------ STORED DATA
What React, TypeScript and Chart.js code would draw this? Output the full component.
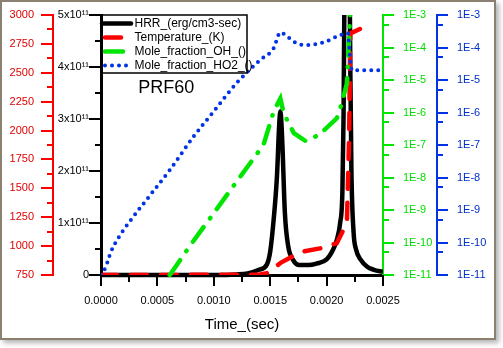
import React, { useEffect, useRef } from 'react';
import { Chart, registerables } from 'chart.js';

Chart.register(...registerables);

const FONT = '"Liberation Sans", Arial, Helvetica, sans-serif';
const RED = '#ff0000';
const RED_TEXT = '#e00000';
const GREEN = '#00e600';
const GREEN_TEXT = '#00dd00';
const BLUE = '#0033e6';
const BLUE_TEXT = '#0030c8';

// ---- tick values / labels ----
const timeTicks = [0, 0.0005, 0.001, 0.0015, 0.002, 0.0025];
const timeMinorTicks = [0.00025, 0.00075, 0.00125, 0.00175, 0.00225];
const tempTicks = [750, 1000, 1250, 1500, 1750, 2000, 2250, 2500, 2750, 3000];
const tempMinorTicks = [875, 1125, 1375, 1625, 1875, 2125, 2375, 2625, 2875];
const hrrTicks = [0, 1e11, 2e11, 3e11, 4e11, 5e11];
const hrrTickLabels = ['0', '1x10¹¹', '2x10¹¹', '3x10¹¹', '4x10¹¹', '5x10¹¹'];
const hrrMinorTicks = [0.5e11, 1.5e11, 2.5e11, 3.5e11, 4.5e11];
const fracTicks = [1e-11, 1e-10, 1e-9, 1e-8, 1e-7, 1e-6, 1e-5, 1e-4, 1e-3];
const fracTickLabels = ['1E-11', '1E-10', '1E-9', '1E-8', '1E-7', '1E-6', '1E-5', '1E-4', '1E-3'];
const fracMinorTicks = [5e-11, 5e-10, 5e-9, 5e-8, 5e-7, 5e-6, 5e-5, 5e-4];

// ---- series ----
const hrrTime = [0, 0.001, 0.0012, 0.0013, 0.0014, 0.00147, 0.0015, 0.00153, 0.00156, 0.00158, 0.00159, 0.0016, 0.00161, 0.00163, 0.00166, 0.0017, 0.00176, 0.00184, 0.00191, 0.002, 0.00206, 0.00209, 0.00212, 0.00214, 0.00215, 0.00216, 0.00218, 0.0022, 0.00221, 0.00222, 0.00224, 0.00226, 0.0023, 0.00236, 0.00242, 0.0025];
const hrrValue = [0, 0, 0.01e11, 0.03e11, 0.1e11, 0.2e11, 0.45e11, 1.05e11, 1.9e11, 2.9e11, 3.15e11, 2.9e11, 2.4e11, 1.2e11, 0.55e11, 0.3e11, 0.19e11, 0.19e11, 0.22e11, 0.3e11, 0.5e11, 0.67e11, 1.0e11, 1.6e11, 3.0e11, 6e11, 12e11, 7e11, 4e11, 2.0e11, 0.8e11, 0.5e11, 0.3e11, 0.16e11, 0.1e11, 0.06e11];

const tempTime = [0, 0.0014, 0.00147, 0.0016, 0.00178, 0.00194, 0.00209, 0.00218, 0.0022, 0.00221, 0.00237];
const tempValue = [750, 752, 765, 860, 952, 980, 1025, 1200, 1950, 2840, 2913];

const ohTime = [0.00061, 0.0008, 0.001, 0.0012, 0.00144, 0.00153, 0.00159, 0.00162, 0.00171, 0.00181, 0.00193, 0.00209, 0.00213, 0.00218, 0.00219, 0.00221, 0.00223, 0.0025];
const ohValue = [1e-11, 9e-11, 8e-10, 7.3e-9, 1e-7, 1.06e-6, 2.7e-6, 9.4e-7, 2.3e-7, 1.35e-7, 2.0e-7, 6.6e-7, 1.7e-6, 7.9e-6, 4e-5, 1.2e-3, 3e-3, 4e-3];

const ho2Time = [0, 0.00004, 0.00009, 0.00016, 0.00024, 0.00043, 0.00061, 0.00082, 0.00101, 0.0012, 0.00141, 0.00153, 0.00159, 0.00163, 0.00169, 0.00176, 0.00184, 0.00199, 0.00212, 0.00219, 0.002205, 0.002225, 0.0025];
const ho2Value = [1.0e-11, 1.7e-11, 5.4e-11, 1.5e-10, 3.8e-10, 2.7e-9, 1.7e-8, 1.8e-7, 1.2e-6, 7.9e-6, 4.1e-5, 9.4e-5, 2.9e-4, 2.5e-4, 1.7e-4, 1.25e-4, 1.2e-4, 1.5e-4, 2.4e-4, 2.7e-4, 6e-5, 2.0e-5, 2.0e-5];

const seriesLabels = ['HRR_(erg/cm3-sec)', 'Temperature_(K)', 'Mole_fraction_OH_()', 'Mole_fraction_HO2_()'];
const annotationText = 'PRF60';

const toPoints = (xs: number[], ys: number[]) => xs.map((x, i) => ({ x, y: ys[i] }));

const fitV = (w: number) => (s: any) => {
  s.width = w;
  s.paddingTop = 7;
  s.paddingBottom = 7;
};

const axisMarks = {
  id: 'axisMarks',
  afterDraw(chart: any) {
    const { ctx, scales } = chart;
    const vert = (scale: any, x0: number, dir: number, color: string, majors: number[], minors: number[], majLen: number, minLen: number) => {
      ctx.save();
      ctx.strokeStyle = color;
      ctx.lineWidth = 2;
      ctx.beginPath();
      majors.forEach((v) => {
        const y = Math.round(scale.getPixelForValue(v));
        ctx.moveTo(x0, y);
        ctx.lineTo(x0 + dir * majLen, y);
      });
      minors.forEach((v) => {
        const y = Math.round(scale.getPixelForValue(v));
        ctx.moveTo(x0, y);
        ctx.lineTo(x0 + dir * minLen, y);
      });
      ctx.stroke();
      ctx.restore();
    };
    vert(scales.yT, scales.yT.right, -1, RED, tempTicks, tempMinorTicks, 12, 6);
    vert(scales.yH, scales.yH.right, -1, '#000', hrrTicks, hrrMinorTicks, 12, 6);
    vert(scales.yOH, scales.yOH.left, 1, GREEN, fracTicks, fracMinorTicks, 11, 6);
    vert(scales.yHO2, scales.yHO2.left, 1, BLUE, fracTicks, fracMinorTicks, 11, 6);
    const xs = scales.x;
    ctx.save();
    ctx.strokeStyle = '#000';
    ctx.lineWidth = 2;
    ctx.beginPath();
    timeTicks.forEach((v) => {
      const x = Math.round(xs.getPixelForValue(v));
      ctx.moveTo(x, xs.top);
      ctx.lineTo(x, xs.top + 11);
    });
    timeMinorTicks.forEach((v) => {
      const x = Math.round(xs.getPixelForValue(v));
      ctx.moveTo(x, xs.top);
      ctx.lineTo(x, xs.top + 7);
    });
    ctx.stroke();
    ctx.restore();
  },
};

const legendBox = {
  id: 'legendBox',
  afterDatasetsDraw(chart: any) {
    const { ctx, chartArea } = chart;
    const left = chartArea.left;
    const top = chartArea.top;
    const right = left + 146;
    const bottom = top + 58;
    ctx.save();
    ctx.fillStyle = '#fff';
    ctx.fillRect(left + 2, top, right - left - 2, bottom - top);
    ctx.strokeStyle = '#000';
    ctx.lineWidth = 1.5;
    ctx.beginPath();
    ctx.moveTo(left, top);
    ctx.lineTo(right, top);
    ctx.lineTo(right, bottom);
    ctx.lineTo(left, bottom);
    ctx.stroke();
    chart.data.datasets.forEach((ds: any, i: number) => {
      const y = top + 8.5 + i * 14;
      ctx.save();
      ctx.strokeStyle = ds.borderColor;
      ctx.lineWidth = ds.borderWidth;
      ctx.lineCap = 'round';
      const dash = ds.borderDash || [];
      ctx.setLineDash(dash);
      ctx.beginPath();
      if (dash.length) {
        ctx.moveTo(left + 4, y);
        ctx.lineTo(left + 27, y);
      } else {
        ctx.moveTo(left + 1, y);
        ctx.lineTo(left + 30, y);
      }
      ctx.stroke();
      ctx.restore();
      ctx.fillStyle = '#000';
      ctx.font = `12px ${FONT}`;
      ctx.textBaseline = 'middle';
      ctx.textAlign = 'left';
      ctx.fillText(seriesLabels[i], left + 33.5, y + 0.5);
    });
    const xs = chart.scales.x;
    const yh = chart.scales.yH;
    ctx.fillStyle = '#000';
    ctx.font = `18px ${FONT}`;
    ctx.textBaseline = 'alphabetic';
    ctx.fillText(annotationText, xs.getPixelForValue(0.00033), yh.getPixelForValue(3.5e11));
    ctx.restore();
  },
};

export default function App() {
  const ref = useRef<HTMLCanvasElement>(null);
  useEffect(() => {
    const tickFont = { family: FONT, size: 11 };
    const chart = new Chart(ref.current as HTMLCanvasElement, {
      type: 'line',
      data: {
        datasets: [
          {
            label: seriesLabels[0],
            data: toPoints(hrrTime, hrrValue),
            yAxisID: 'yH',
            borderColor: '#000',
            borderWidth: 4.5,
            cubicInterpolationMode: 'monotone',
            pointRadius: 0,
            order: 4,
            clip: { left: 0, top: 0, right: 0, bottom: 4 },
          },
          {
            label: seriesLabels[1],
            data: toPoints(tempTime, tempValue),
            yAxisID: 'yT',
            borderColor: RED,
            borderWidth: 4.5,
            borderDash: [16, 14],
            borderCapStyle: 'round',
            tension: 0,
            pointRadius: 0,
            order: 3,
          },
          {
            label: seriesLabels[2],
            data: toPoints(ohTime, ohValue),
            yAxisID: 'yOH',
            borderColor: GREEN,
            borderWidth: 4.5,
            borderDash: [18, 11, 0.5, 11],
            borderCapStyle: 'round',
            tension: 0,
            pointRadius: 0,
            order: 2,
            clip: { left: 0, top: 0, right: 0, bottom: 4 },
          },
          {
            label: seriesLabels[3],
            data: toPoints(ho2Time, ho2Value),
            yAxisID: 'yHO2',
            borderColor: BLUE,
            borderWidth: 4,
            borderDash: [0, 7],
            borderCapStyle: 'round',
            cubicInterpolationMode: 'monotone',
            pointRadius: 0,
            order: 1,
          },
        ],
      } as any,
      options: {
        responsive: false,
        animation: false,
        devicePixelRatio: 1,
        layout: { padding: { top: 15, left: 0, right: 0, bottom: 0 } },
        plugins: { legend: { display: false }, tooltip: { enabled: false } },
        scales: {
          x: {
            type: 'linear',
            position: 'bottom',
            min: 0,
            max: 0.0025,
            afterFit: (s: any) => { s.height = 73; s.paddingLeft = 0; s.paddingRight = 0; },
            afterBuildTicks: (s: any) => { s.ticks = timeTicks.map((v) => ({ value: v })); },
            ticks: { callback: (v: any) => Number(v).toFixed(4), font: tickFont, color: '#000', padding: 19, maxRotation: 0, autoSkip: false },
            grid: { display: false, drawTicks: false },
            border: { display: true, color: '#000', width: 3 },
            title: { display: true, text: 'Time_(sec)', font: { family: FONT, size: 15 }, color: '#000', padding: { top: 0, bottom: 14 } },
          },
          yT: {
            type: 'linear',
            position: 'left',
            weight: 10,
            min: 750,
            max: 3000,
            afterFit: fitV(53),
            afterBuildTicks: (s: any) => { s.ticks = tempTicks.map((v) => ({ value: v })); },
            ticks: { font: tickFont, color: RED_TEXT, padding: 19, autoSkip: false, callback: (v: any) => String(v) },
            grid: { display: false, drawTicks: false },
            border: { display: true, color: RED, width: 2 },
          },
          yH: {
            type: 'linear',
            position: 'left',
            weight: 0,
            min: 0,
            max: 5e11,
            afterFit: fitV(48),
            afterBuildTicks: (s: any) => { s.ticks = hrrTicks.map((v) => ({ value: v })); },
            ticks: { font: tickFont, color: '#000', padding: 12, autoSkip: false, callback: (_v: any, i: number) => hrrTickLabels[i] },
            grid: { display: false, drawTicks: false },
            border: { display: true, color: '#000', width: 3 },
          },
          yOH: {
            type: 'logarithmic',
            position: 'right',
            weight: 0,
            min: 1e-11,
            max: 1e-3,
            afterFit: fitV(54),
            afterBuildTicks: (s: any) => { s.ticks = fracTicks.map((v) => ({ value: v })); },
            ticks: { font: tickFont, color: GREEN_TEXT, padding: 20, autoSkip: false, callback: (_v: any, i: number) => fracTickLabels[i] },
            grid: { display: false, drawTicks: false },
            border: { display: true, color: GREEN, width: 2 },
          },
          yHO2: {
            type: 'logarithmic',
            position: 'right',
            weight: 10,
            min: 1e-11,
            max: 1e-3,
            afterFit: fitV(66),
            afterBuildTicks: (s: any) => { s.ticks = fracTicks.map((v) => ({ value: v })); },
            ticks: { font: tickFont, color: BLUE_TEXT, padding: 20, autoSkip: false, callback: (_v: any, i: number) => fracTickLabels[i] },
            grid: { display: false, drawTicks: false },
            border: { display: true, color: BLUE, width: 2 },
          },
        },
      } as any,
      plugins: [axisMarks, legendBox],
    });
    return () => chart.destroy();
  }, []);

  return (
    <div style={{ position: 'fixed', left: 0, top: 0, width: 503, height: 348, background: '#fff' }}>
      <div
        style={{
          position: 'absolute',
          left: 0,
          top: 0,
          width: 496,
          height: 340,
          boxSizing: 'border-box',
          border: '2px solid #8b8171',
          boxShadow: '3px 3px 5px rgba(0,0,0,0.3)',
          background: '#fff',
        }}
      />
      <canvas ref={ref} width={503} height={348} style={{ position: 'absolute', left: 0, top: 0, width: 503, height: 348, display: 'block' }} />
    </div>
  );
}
------------
Skip the pictures, please, and transcribe only the lines from the beginning of the material through the one that contains "const BLUE_TEXT = '#0030c8';".

What React, TypeScript and Chart.js code would draw this? Output the full component.
import React, { useEffect, useRef } from 'react';
import { Chart, registerables } from 'chart.js';

Chart.register(...registerables);

const FONT = '"Liberation Sans", Arial, Helvetica, sans-serif';
const RED = '#ff0000';
const RED_TEXT = '#e00000';
const GREEN = '#00e600';
const GREEN_TEXT = '#00dd00';
const BLUE = '#0033e6';
const BLUE_TEXT = '#0030c8';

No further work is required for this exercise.